Move to places like New Mexico, Colorado, Nevada, Arizona. Those will be the states with problems. That's what you're gonna see: the knocking out Hispanic votes. In the new emails released by the House Judiciary Committee, Karl Rove's people are bragging how the U.S. did not pick up stories [about voter fraud] by "that British reporter," Greg Palast.
God, these guys. It's like that new chapter [in Armed Madhouse], Busted, with the story about Homeland Security looking for me. I thought I wouldn't be able to get on a plane and get home. And then what really scared me is that I could get on a plane. These guys were supposed to find Osama, and they couldn't find a guy who is on TV! It's so frightening that it's screechingly laughable. I think they can't handle ridicule. They can handle the ACLU protesting about "Oh, you're taking our civil liberties," but it's not about civil liberties; it's about bozos running around putting us all in danger. I wanted to write about the bozo factor in the war on terror. It's so out of control. All I can think of is it's a world in which half of the Americans have on balloon shoes and wearing red noses.
Greg, I'm teaching a class at the J-School, and I want to give your answer to my students: How can journalists help democracy stay alive?

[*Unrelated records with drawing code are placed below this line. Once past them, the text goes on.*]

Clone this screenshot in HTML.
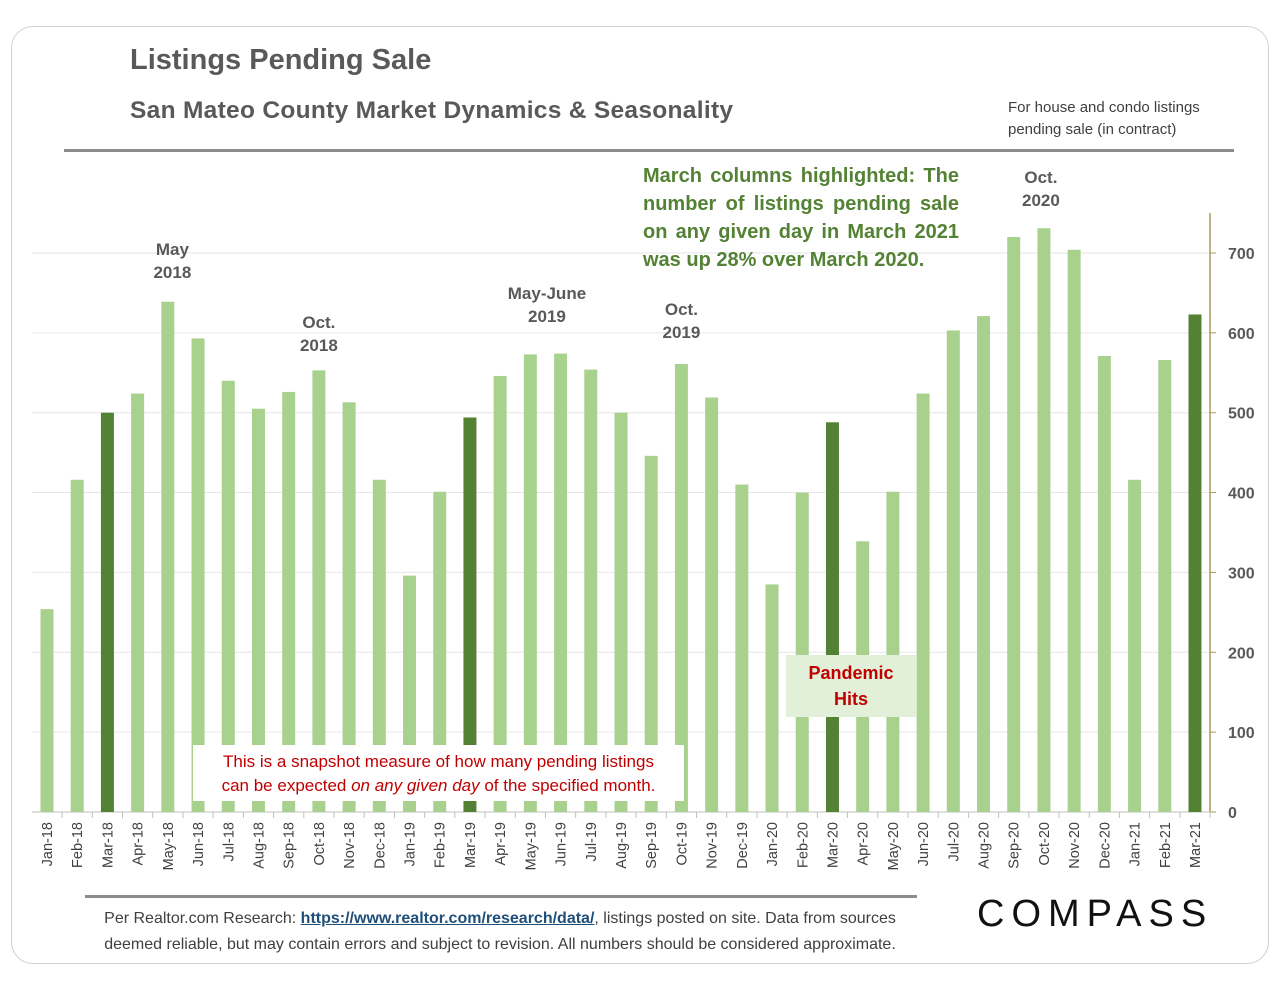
<!DOCTYPE html>
<html><head><meta charset="utf-8"><style>
body{margin:0;background:#fff;width:1280px;height:989px;overflow:hidden;font-family:"Liberation Sans",sans-serif}
.t{position:absolute;white-space:nowrap}
</style></head><body>
<div style="position:absolute;left:11px;top:26px;width:1256px;height:936px;border:1.5px solid #d0d0d0;border-radius:22px"></div>
<div class="t" style="left:130px;top:44px;font-size:29px;font-weight:bold;color:#595959">Listings Pending Sale</div>
<div class="t" style="left:130px;top:97px;font-size:24.5px;font-weight:bold;color:#595959;letter-spacing:0.3px">San Mateo County Market Dynamics &amp; Seasonality</div>
<div class="t" style="left:1008px;top:97px;font-size:15px;line-height:22px;color:#404040">For house and condo listings<br>pending sale (in contract)</div>
<div style="position:absolute;left:64px;top:149px;width:1170px;height:3px;background:#8c8c8c"></div>
<svg id="chart" width="1280" height="989" style="position:absolute;left:0;top:0"></svg>
<div class="t" style="left:643px;top:162px;font-size:20px;line-height:28px;font-weight:bold;color:#548235;text-align:justify;white-space:normal;width:316px;text-align-last:left">March columns highlighted: The number of listings pending sale on any given day in March 2021 was up 28% over March 2020.</div>
<div class="t" style="left:193px;top:745px;width:491px;height:56px;background:#fff;font-size:17px;line-height:24px;color:#c00000;text-align:center;padding-top:5px;box-sizing:border-box">This is a snapshot measure of how many pending listings<br>can be expected <i>on any given day</i> of the specified month.</div>
<div class="t" style="left:786px;top:655px;width:130px;height:62px;background:#e2f0d9;font-size:18px;line-height:26px;font-weight:bold;color:#c00000;text-align:center;padding-top:5px;box-sizing:border-box">Pandemic<br>Hits</div>
<div style="position:absolute;left:85px;top:895px;width:832px;height:3px;background:#8c8c8c"></div>
<div class="t" style="left:84px;top:906px;font-size:16px;line-height:26px;color:#404040;text-align:center;width:832px">Per Realtor.com Research: <u style="color:#1f4e79;font-weight:bold">https://www.realtor.com/research/data/</u>, listings posted on site. Data from sources<br>deemed reliable, but may contain errors and subject to revision. All numbers should be considered approximate.</div>
<div class="t" style="left:977px;top:893px;font-size:38px;letter-spacing:7px;color:#111">COMPASS</div>
<script>
const months=["Jan-18","Feb-18","Mar-18","Apr-18","May-18","Jun-18","Jul-18","Aug-18","Sep-18","Oct-18","Nov-18","Dec-18","Jan-19","Feb-19","Mar-19","Apr-19","May-19","Jun-19","Jul-19","Aug-19","Sep-19","Oct-19","Nov-19","Dec-19","Jan-20","Feb-20","Mar-20","Apr-20","May-20","Jun-20","Jul-20","Aug-20","Sep-20","Oct-20","Nov-20","Dec-20","Jan-21","Feb-21","Mar-21"];
const values=[254,416,500,524,639,593,540,505,526,553,513,416,296,401,494,546,573,574,554,500,446,561,519,410,285,400,488,339,401,524,603,621,720,731,704,571,416,566,623];
const yTicks=[0,100,200,300,400,500,600,700];
const annotations=[["May-18","May","2018"],["Oct-18","Oct.","2018"],["May-19","May-June","2019"],["Oct-19","Oct.","2019"],["Oct-20","Oct.","2020"]];
const annotY=[249,322,293,309,177];
const annotShift=[0.15,0,0.55,0,-0.1];
const svg=document.getElementById('chart');const NS='http://www.w3.org/2000/svg';
const y0=812,k=0.7986,x0=47,step=30.21;
const Y=v=>y0-v*k,X=i=>x0+i*step;
function mk(t,a){const e=document.createElementNS(NS,t);for(const q in a)e.setAttribute(q,a[q]);svg.appendChild(e);return e;}
yTicks.forEach(v=>{
 if(v>0){const g=mk('line',{x1:32,x2:1210,y1:Y(v),y2:Y(v),stroke:'#e6e6e6'});
 
 }
 const tk=mk('line',{x1:1210,x2:1216,y1:Y(v),y2:Y(v),stroke:'#a89a5a'});
 
 
 const t=mk('text',{x:1228,y:Y(v)+6,'font-size':16,'font-weight':'bold',fill:'#595959','font-family':'Liberation Sans'});t.textContent=v;
 
 
});
const ax=mk('line',{x1:1210,x2:1210,y1:213,y2:y0,stroke:'#a89a5a','stroke-width':1.5});


const bx=mk('line',{x1:32,x2:1210,y1:y0,y2:y0,stroke:'#bfbfbf'});


months.forEach((m,i)=>{
 const r=mk('rect',{x:X(i)-6.5,y:Y(values[i]),width:13,height:values[i]*k,fill:m.startsWith('Mar')?'#548235':'#a9d18e'});
 
 
 const tk=mk('line',{x1:X(i)+step/2,x2:X(i)+step/2,y1:y0,y2:y0+6,stroke:'#bfbfbf'});
 
 
 const t=mk('text',{transform:`translate(${X(i)+5},${y0+10}) rotate(-90)`,'text-anchor':'end','font-size':14.5,fill:'#404040','font-family':'Liberation Sans'});t.textContent=m;
 
 
});
annotations.forEach((a,j)=>{const i=months.indexOf(a[0]);
 [a[1],a[2]].forEach((s,l)=>{const t=mk('text',{x:X(i+annotShift[j]),y:annotY[j]+6+l*23,'text-anchor':'middle','font-size':17,'font-weight':'bold',fill:'#595959','font-family':'Liberation Sans'});t.textContent=s;
 
 });
});
</script>
</body></html>
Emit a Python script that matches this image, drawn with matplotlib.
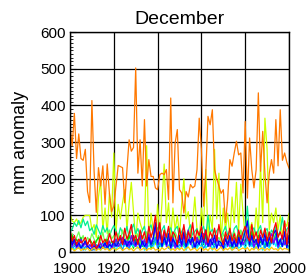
import numpy as np
import matplotlib
matplotlib.use("Agg")
import matplotlib.pyplot as plt
from matplotlib.ticker import MultipleLocator

years = np.arange(1900, 2001)

# December rainfall anomaly (mm), one series per region
orange = [340, 290, 378, 255, 322, 255, 250, 280, 165, 135,
          413, 220, 108, 230, 180, 235, 130, 240, 160, 110,
          125, 180, 236, 233, 230, 134, 225, 306, 275, 285,
          502, 215, 306, 180, 361, 180, 252, 206, 206, 175,
          170, 211, 215, 211, 225, 143, 420, 134, 297, 334,
          170, 161, 106, 165, 150, 184, 175, 180, 225, 365,
          280, 125, 215, 370, 347, 388, 225, 200, 180, 160,
          170, 80, 145, 252, 234, 270, 302, 265, 270, 161,
          356, 147, 311, 225, 175, 225, 434, 220, 329, 215,
          134, 215, 252, 215, 361, 235, 388, 250, 270, 245,
          229]

yellowgreen = [105, 85, 80, 90, 75, 80, 95, 100, 100, 100,
               60, 75, 40, 150, 195, 60, 120, 50, 160, 95,
               270, 55, 130, 90, 134, 170, 60, 134, 190, 110,
               30, 106, 80, 60, 70, 290, 30, 106, 60, 20,
               130, 45, 134, 240, 80, 134, 40, 120, 60, 100,
               45, 130, 200, 90, 110, 50, 80, 150, 60, 30,
               120, 70, 225, 40, 100, 60, 280, 90, 215, 30,
               120, 60, 106, 40, 150, 80, 190, 60, 185, 106,
               40, 90, 60, 80, 30, 120, 50, 238, 80, 365,
               280, 60, 106, 80, 120, 60, 100, 40, 80, 70,
               105]

springgreen = [55, 62, 80, 70, 86, 66, 90, 72, 84, 58,
               66, 48, 74, 60, 46, 72, 54, 66, 42, 60,
               72, 58, 40, 66, 52, 44, 70, 38, 60, 76,
               50, 64, 42, 58, 70, 36, 62, 74, 48, 56,
               66, 40, 60, 72, 36, 58, 66, 44, 62, 70,
               38, 56, 68, 42, 60, 74, 46, 56, 64, 40,
               58, 70, 44, 100, 52, 62, 40, 58, 66, 42,
               56, 70, 46, 60, 38, 64, 72, 48, 58, 44,
               62, 125, 40, 58, 66, 46, 60, 72, 42, 56,
               64, 38, 60, 50, 70, 44, 58, 95, 46, 62,
               70]

lightgreen = [35, 50, 25, 40, 55, 30, 45, 20, 40, 30,
              50, 35, 25, 45, 30, 55, 20, 40, 60, 35,
              45, 25, 50, 30, 60, 40, 25, 55, 35, 45,
              30, 50, 20, 45, 35, 55, 25, 40, 60, 30,
              45, 60, 35, 20, 50, 30, 45, 25, 55, 40,
              30, 50, 20, 45, 35, 60, 25, 40, 30, 55,
              40, 25, 50, 35, 20, 45, 60, 30, 40, 25,
              50, 35, 20, 45, 30, 55, 40, 25, 60, 35,
              45, 30, 55, 20, 40, 25, 50, 35, 45, 30,
              55, 25, 40, 30, 60, 35, 20, 45, 30, 50,
              40]

green = [30, 45, 20, 35, 25, 40, 15, 30, 20, 35,
         25, 15, 30, 40, 20, 10, 25, 35, 15, 30,
         20, 35, 25, 15, 40, 30, 20, 45, 25, 10,
         35, 25, 40, 15, 30, 20, 45, 10, 30, 25,
         40, 15, 30, 50, 25, 35, 20, 45, 15, 30,
         25, 40, 15, 35, 20, 45, 30, 10, 40, 25,
         35, 20, 45, 15, 30, 40, 20, 35, 25, 15,
         30, 45, 20, 35, 10, 40, 25, 50, 20, 35,
         25, 40, 15, 55, 30, 20, 45, 25, 35, 15,
         40, 20, 35, 25, 50, 15, 30, 45, 20, 35,
         25]

cyan = [10, 20, 5, 15, 25, 10, 15, 5, 20, 10,
        5, 10, 20, 15, 5, 15, 25, 10, 15, 20,
        15, 5, 20, 10, 25, 15, 30, 10, 20, 15,
        25, 10, 15, 30, 5, 20, 15, 25, 10, 35,
        15, 20, 10, 25, 30, 15, 5, 20, 35, 10,
        10, 25, 15, 5, 20, 30, 15, 25, 10, 20,
        15, 30, 10, 20, 25, 5, 30, 15, 20, 25,
        20, 10, 25, 15, 5, 20, 30, 10, 15, 25,
        10, 25, 35, 15, 20, 10, 25, 15, 5, 30,
        20, 10, 25, 35, 15, 30, 10, 20, 25, 15,
        10]

azure = [20, 10, 15, 25, 10, 20, 5, 15, 10, 20,
         15, 5, 20, 10, 15, 25, 10, 20, 5, 15,
         10, 25, 15, 20, 5, 30, 15, 10, 25, 20,
         15, 30, 10, 20, 25, 5, 35, 15, 20, 40,
         10, 25, 15, 30, 20, 10, 35, 15, 25, 10,
         20, 15, 30, 10, 25, 35, 10, 20, 15, 30,
         25, 10, 20, 30, 15, 25, 10, 35, 20, 15,
         5, 20, 30, 15, 25, 10, 20, 35, 15, 25,
         20, 40, 15, 25, 10, 30, 20, 15, 35, 10,
         25, 15, 30, 20, 45, 10, 25, 15, 30, 20,
         15]

purple = [40, 15, 30, 10, 20, 35, 15, 25, 10, 20,
          10, 20, 5, 15, 25, 10, 20, 15, 30, 10,
          20, 35, 15, 25, 40, 20, 30, 15, 45, 25,
          15, 30, 45, 20, 35, 15, 50, 25, 40, 70,
          20, 45, 30, 55, 15, 35, 25, 40, 10, 30,
          35, 15, 45, 25, 60, 20, 35, 10, 40, 25,
          30, 50, 20, 35, 15, 40, 25, 45, 20, 15,
          25, 40, 15, 30, 20, 35, 10, 25, 45, 20,
          35, 60, 25, 40, 15, 30, 20, 45, 25, 35,
          20, 35, 50, 25, 40, 15, 30, 45, 20, 30,
          25]

blue = [50, 20, 35, 15, 25, 10, 20, 30, 15, 10,
        5, 15, 10, 20, 10, 15, 25, 10, 20, 15,
        30, 15, 25, 40, 20, 35, 15, 30, 20, 45,
        20, 35, 10, 30, 15, 25, 40, 20, 35, 80,
        25, 55, 15, 40, 20, 50, 10, 35, 25, 15,
        45, 20, 55, 15, 35, 25, 40, 10, 30, 20,
        50, 25, 60, 15, 35, 20, 45, 10, 30, 25,
        10, 35, 20, 45, 15, 30, 10, 40, 20, 35,
        55, 85, 20, 45, 25, 35, 10, 40, 20, 50,
        15, 40, 25, 50, 60, 20, 35, 15, 55, 10,
        45]

red = [60, 30, 45, 20, 35, 25, 30, 40, 20, 35,
       15, 30, 10, 20, 45, 25, 35, 20, 50, 30,
       25, 55, 30, 45, 20, 65, 35, 50, 75, 30,
       45, 20, 60, 35, 55, 25, 70, 40, 60, 100,
       35, 80, 25, 60, 40, 70, 30, 55, 45, 20,
       65, 35, 75, 25, 55, 40, 80, 30, 60, 45,
       70, 35, 60, 25, 55, 40, 65, 30, 75, 40,
       20, 55, 35, 65, 30, 50, 25, 60, 35, 55,
       70, 40, 30, 75, 35, 55, 25, 60, 40, 65,
       30, 55, 25, 60, 80, 40, 55, 35, 85, 20,
       80]

gold = [5, 10, 3, 8, 12, 4, 9, 6, 11, 3,
        7, 12, 4, 9, 5, 14, 6, 10, 3, 8,
        11, 5, 9, 13, 4, 8, 12, 6, 10, 3,
        9, 14, 5, 8, 11, 4, 10, 7, 13, 5,
        8, 3, 12, 6, 10, 15, 5, 9, 4, 11,
        6, 12, 4, 9, 14, 5, 8, 11, 3, 10,
        13, 5, 9, 4, 12, 7, 10, 3, 8, 14,
        4, 10, 6, 12, 5, 9, 13, 4, 8, 11,
        7, 12, 3, 10, 6, 14, 5, 9, 11, 4,
        10, 5, 13, 7, 9, 4, 12, 6, 10, 8,
        5]

series = [
    (yellowgreen, "#ccff00"),
    (springgreen, "#00f090"),
    (lightgreen, "#70ff50"),
    (green, "#00e000"),
    (cyan, "#00ffff"),
    (azure, "#0090ff"),
    (purple, "#8000ff"),
    (blue, "#0000ff"),
    (red, "#ff0000"),
    (gold, "#ffc800"),
    (orange, "#ff7800"),
]

plt.rcParams["font.family"] = ["Liberation Sans", "DejaVu Sans"]

fig = plt.figure(figsize=(3.08, 2.78), dpi=100)
ax = fig.add_axes([70 / 308, 26 / 278, 219 / 308, 220 / 278])

for vals, col in series:
    ax.plot(years, vals, color=col, lw=0.9)

ax.set_xlim(1900, 2000)
ax.set_ylim(0, 600)
ax.set_xticks([1900, 1920, 1940, 1960, 1980, 2000])
ax.set_yticks([0, 100, 200, 300, 400, 500, 600])
ax.yaxis.set_minor_locator(MultipleLocator(10))
ax.grid(True, color="black", lw=0.9)
ax.tick_params(axis="y", which="major", direction="in", length=4, labelsize=11, pad=3)
ax.tick_params(axis="y", which="minor", direction="in", length=2)
ax.tick_params(axis="x", direction="in", length=0, labelsize=11, pad=7)
for s in ax.spines.values():
    s.set_linewidth(1.0)

ax.set_title("December", fontsize=14, pad=6)
ax.set_ylabel("mm anomaly", fontsize=13, labelpad=8)

fig.savefig("out.png", dpi=100)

Don't worry about your career. Forget the goddamned career. Forget wanting to be the local weatherman, work your way up and be Brian Williams. Look what happened to Dan Rather! He made it to the top, and he looked like hell and didn't get to report on stories he care. Do what you want and let the fates make you happy. That sounds really cheap, but I mean, someone somewhere will want to listen to your ravings in the wilderness. I think of Hunter Thompson's line when he quit writing traditional stuff: It's like falling down an elevator shaft and landing on a pile of mermaids. Forget the careerism, forget the job. Don't go work for The Oregonian, go and volunteer at Democracy Now! — or go to The Oregonian and do the writing you want to do, and don't worry about whether they'll keep you there.